··· DATASET ROWS
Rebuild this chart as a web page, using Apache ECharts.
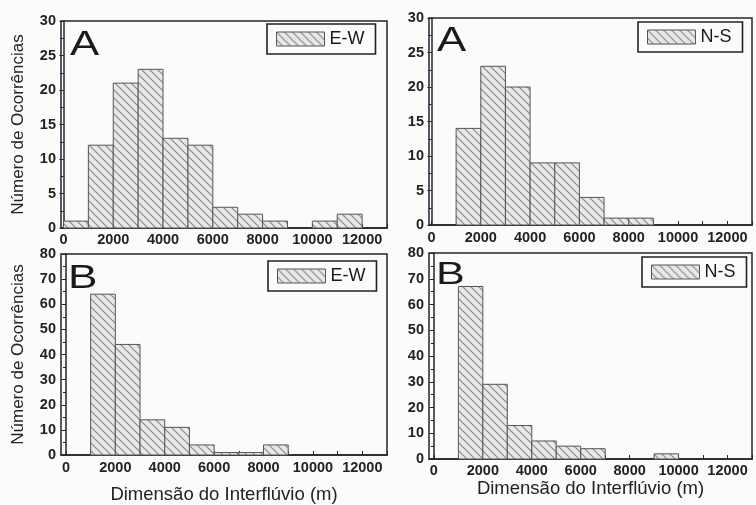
<!DOCTYPE html>
<html>
<head>
<meta charset="utf-8">
<script src="https://cdn.jsdelivr.net/npm/echarts@6/dist/echarts.min.js"></script>
<style>
html,body{margin:0;padding:0;background:#fbfbfa;}
#c{width:756px;height:505px;}
</style>
</head>
<body>
<div id="c"></div>
<script>
// ---- data ----
var binStarts = [0,1000,2000,3000,4000,5000,6000,7000,8000,9000,10000,11000];
var binWidth = 1000;
var ewA = [1,12,21,23,13,12,3,2,1,0,1,2];
var nsA = [0,14,23,20,9,9,4,1,1,0,0,0];
var ewB = [0,64,44,14,11,4,1,1,4,0,0,0];
var nsB = [0,67,29,13,7,5,4,0,0,2,0,0];
var xTickLabels = [0,2000,4000,6000,8000,10000,12000];
var xTicks = [0,1000,2000,3000,4000,5000,6000,7000,8000,9000,10000,11000,12000,13000];
var panelLetters = ['A','A','B','B'];
var seriesNames = ['E-W','N-S','E-W','N-S'];
var yTitle = 'Número de Ocorrências';
var xTitle = 'Dimensão do Interflúvio (m)';

// ---- hatch pattern ----
function makePattern(){
  var s = 8, cv = document.createElement('canvas');
  cv.width = s; cv.height = s;
  var g = cv.getContext('2d');
  g.fillStyle = '#e8e8e8'; g.fillRect(0,0,s,s);
  g.strokeStyle = '#8a8a8a'; g.lineWidth = 1.2;
  g.beginPath();
  g.moveTo(-1,-1); g.lineTo(s+1,s+1);
  g.moveTo(-1,s-1); g.lineTo(1,s+1);
  g.moveTo(s-1,-1); g.lineTo(s+1,1);
  g.stroke();
  return {image: cv, repeat: 'repeat'};
}
var pattern = makePattern();

function toData(counts){
  return counts.map(function(v,i){ return [binStarts[i], binStarts[i]+binWidth, v]; });
}
var allCounts = [ewA, nsA, ewB, nsB];

var grids = [
  {left:61, right:369, top:21, bottom:277},
  {left:429, right:4, top:18, bottom:280},
  {left:61, right:369, top:254, bottom:42},
  {left:429, right:4, top:253, bottom:46}
];
var xMins = [-100,-100,-200,-200];
var yMaxs = [30,30,80,80];
var yIntervals = [5,5,10,10];
var xLabelMargins = [4,5,5,4];
var xNameGaps = [0,0,30,20];

var axisColor = '#25252f';
var font = 'Liberation Sans, Arial, sans-serif';
var textColor = '#222';

var letterPos = [
  {x:70, y:28, size:35, sx:1.25},
  {x:437, y:24, size:35, sx:1.25},
  {x:68, y:262, size:34, sx:1.3},
  {x:436, y:259, size:32, sx:1.35}
];

var option = {
  backgroundColor: '#fbfbfa',
  animation: false,
  textStyle: {fontFamily: font},
  grid: grids.map(function(g){
    return Object.assign({show:true, borderColor:axisColor, borderWidth:1.5, backgroundColor:'transparent', containLabel:false}, g);
  }),
  xAxis: grids.map(function(g,i){
    return {
      type:'value', gridIndex:i, min:xMins[i], max:13000,
      axisLine:{show:true, lineStyle:{color:axisColor, width:1.5}},
      axisTick:{show:true, inside:true, length:4, customValues:xTicks, lineStyle:{color:axisColor}},
      axisLabel:{show:true, customValues:xTickLabels, color:textColor, fontSize:14.5, fontWeight:'bold', margin:xLabelMargins[i], fontFamily:font,
        formatter:function(v){ return String(v); }},
      splitLine:{show:false},
      name: i>=2 ? xTitle : '',
      nameLocation:'middle', nameGap:xNameGaps[i],
      nameTextStyle:{fontSize:18.5, color:textColor, fontFamily:font}
    };
  }),
  yAxis: grids.map(function(g,i){
    return {
      type:'value', gridIndex:i, min:0, max:yMaxs[i], interval:yIntervals[i],
      axisLine:{show:true, lineStyle:{color:axisColor, width:1.5}},
      axisTick:{show:true, inside:false, length:4, lineStyle:{color:axisColor}},
      minorTick:{show:true, splitNumber:2, length:3, lineStyle:{color:axisColor}},
      axisLabel:{color:textColor, fontSize:14.5, fontWeight:'bold', margin:5, fontFamily:font},
      splitLine:{show:false},
      name: (i===0||i===2) ? yTitle : '',
      nameLocation:'middle', nameRotate:90, nameGap:34,
      nameTextStyle:{fontSize:17, color:textColor, fontFamily:font}
    };
  }),
  graphic: letterPos.map(function(p,i){
    return {type:'text', x:p.x, y:p.y, scaleX:p.sx, silent:true,
      style:{text:panelLetters[i], fontSize:p.size, fontFamily:font, fill:'#1a1a1a', align:'left', verticalAlign:'top'}};
  }),
  legend: [
    {left:267, top:24},
    {left:638, top:22},
    {left:268, top:261},
    {left:642, top:257}
  ].map(function(l,i){
    return Object.assign({
      data:[{name:seriesNames[i], icon:'rect'}],
      orient:'horizontal',
      itemWidth:48, itemHeight:14,
      borderColor:'#222', borderWidth:1.6,
      padding:[6,11,6,9],
      selectedMode:false,
      textStyle:{fontSize:18, color:'#1a1a1a', fontFamily:font},
      itemStyle:{color:pattern, borderColor:'#555', borderWidth:1}
    }, l);
  }),
  series: allCounts.map(function(counts,i){
    return {
      type:'custom', name:seriesNames[i],
      xAxisIndex:i, yAxisIndex:i,
      itemStyle:{color:pattern, borderColor:'#555', borderWidth:1},
      encode:{x:[0,1], y:2},
      data: toData(counts),
      renderItem:function(params, api){
        var v = api.value(2);
        if (!v) return null;
        var s = api.coord([api.value(0), 0]);
        var e = api.coord([api.value(1), v]);
        return {type:'rect', shape:{x:s[0], y:e[1], width:e[0]-s[0], height:s[1]-e[1]},
          style:{fill:pattern, stroke:'#555', lineWidth:1}};
      }
    };
  })
};

var chart = echarts.init(document.getElementById('c'), null, {renderer:'canvas'});
chart.setOption(option);
</script>
</body>
</html>
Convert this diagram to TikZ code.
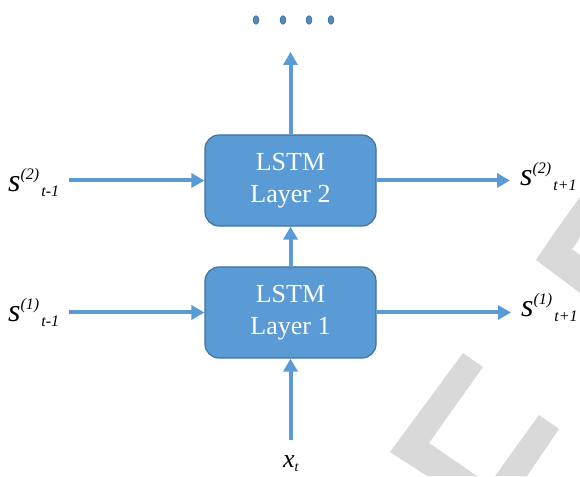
······
● INSTRUCTION:
Copy the records above exactly. The pictures are not part of the copy.

● FINAL RESULT:
Rebuild this chart as a web page, using Apache ECharts.
<!DOCTYPE html>
<html>
<head>
<meta charset="utf-8">
<script src="https://cdn.jsdelivr.net/npm/echarts@6/dist/echarts.min.js"></script>
<style>
html,body{margin:0;padding:0;background:#fbfbfa;}
#c{width:756px;height:505px;}
</style>
</head>
<body>
<div id="c"></div>
<script>
// ---- data ----
var binStarts = [0,1000,2000,3000,4000,5000,6000,7000,8000,9000,10000,11000];
var binWidth = 1000;
var ewA = [1,12,21,23,13,12,3,2,1,0,1,2];
var nsA = [0,14,23,20,9,9,4,1,1,0,0,0];
var ewB = [0,64,44,14,11,4,1,1,4,0,0,0];
var nsB = [0,67,29,13,7,5,4,0,0,2,0,0];
var xTickLabels = [0,2000,4000,6000,8000,10000,12000];
var xTicks = [0,1000,2000,3000,4000,5000,6000,7000,8000,9000,10000,11000,12000,13000];
var panelLetters = ['A','A','B','B'];
var seriesNames = ['E-W','N-S','E-W','N-S'];
var yTitle = 'Número de Ocorrências';
var xTitle = 'Dimensão do Interflúvio (m)';

// ---- hatch pattern ----
function makePattern(){
  var s = 8, cv = document.createElement('canvas');
  cv.width = s; cv.height = s;
  var g = cv.getContext('2d');
  g.fillStyle = '#e8e8e8'; g.fillRect(0,0,s,s);
  g.strokeStyle = '#8a8a8a'; g.lineWidth = 1.2;
  g.beginPath();
  g.moveTo(-1,-1); g.lineTo(s+1,s+1);
  g.moveTo(-1,s-1); g.lineTo(1,s+1);
  g.moveTo(s-1,-1); g.lineTo(s+1,1);
  g.stroke();
  return {image: cv, repeat: 'repeat'};
}
var pattern = makePattern();

function toData(counts){
  return counts.map(function(v,i){ return [binStarts[i], binStarts[i]+binWidth, v]; });
}
var allCounts = [ewA, nsA, ewB, nsB];

var grids = [
  {left:61, right:369, top:21, bottom:277},
  {left:429, right:4, top:18, bottom:280},
  {left:61, right:369, top:254, bottom:42},
  {left:429, right:4, top:253, bottom:46}
];
var xMins = [-100,-100,-200,-200];
var yMaxs = [30,30,80,80];
var yIntervals = [5,5,10,10];
var xLabelMargins = [4,5,5,4];
var xNameGaps = [0,0,30,20];

var axisColor = '#25252f';
var font = 'Liberation Sans, Arial, sans-serif';
var textColor = '#222';

var letterPos = [
  {x:70, y:28, size:35, sx:1.25},
  {x:437, y:24, size:35, sx:1.25},
  {x:68, y:262, size:34, sx:1.3},
  {x:436, y:259, size:32, sx:1.35}
];

var option = {
  backgroundColor: '#fbfbfa',
  animation: false,
  textStyle: {fontFamily: font},
  grid: grids.map(function(g){
    return Object.assign({show:true, borderColor:axisColor, borderWidth:1.5, backgroundColor:'transparent', containLabel:false}, g);
  }),
  xAxis: grids.map(function(g,i){
    return {
      type:'value', gridIndex:i, min:xMins[i], max:13000,
      axisLine:{show:true, lineStyle:{color:axisColor, width:1.5}},
      axisTick:{show:true, inside:true, length:4, customValues:xTicks, lineStyle:{color:axisColor}},
      axisLabel:{show:true, customValues:xTickLabels, color:textColor, fontSize:14.5, fontWeight:'bold', margin:xLabelMargins[i], fontFamily:font,
        formatter:function(v){ return String(v); }},
      splitLine:{show:false},
      name: i>=2 ? xTitle : '',
      nameLocation:'middle', nameGap:xNameGaps[i],
      nameTextStyle:{fontSize:18.5, color:textColor, fontFamily:font}
    };
  }),
  yAxis: grids.map(function(g,i){
    return {
      type:'value', gridIndex:i, min:0, max:yMaxs[i], interval:yIntervals[i],
      axisLine:{show:true, lineStyle:{color:axisColor, width:1.5}},
      axisTick:{show:true, inside:false, length:4, lineStyle:{color:axisColor}},
      minorTick:{show:true, splitNumber:2, length:3, lineStyle:{color:axisColor}},
      axisLabel:{color:textColor, fontSize:14.5, fontWeight:'bold', margin:5, fontFamily:font},
      splitLine:{show:false},
      name: (i===0||i===2) ? yTitle : '',
      nameLocation:'middle', nameRotate:90, nameGap:34,
      nameTextStyle:{fontSize:17, color:textColor, fontFamily:font}
    };
  }),
  graphic: letterPos.map(function(p,i){
    return {type:'text', x:p.x, y:p.y, scaleX:p.sx, silent:true,
      style:{text:panelLetters[i], fontSize:p.size, fontFamily:font, fill:'#1a1a1a', align:'left', verticalAlign:'top'}};
  }),
  legend: [
    {left:267, top:24},
    {left:638, top:22},
    {left:268, top:261},
    {left:642, top:257}
  ].map(function(l,i){
    return Object.assign({
      data:[{name:seriesNames[i], icon:'rect'}],
      orient:'horizontal',
      itemWidth:48, itemHeight:14,
      borderColor:'#222', borderWidth:1.6,
      padding:[6,11,6,9],
      selectedMode:false,
      textStyle:{fontSize:18, color:'#1a1a1a', fontFamily:font},
      itemStyle:{color:pattern, borderColor:'#555', borderWidth:1}
    }, l);
  }),
  series: allCounts.map(function(counts,i){
    return {
      type:'custom', name:seriesNames[i],
      xAxisIndex:i, yAxisIndex:i,
      itemStyle:{color:pattern, borderColor:'#555', borderWidth:1},
      encode:{x:[0,1], y:2},
      data: toData(counts),
      renderItem:function(params, api){
        var v = api.value(2);
        if (!v) return null;
        var s = api.coord([api.value(0), 0]);
        var e = api.coord([api.value(1), v]);
        return {type:'rect', shape:{x:s[0], y:e[1], width:e[0]-s[0], height:s[1]-e[1]},
          style:{fill:pattern, stroke:'#555', lineWidth:1}};
      }
    };
  })
};

var chart = echarts.init(document.getElementById('c'), null, {renderer:'canvas'});
chart.setOption(option);
</script>
</body>
</html>
Convert this diagram to TikZ code.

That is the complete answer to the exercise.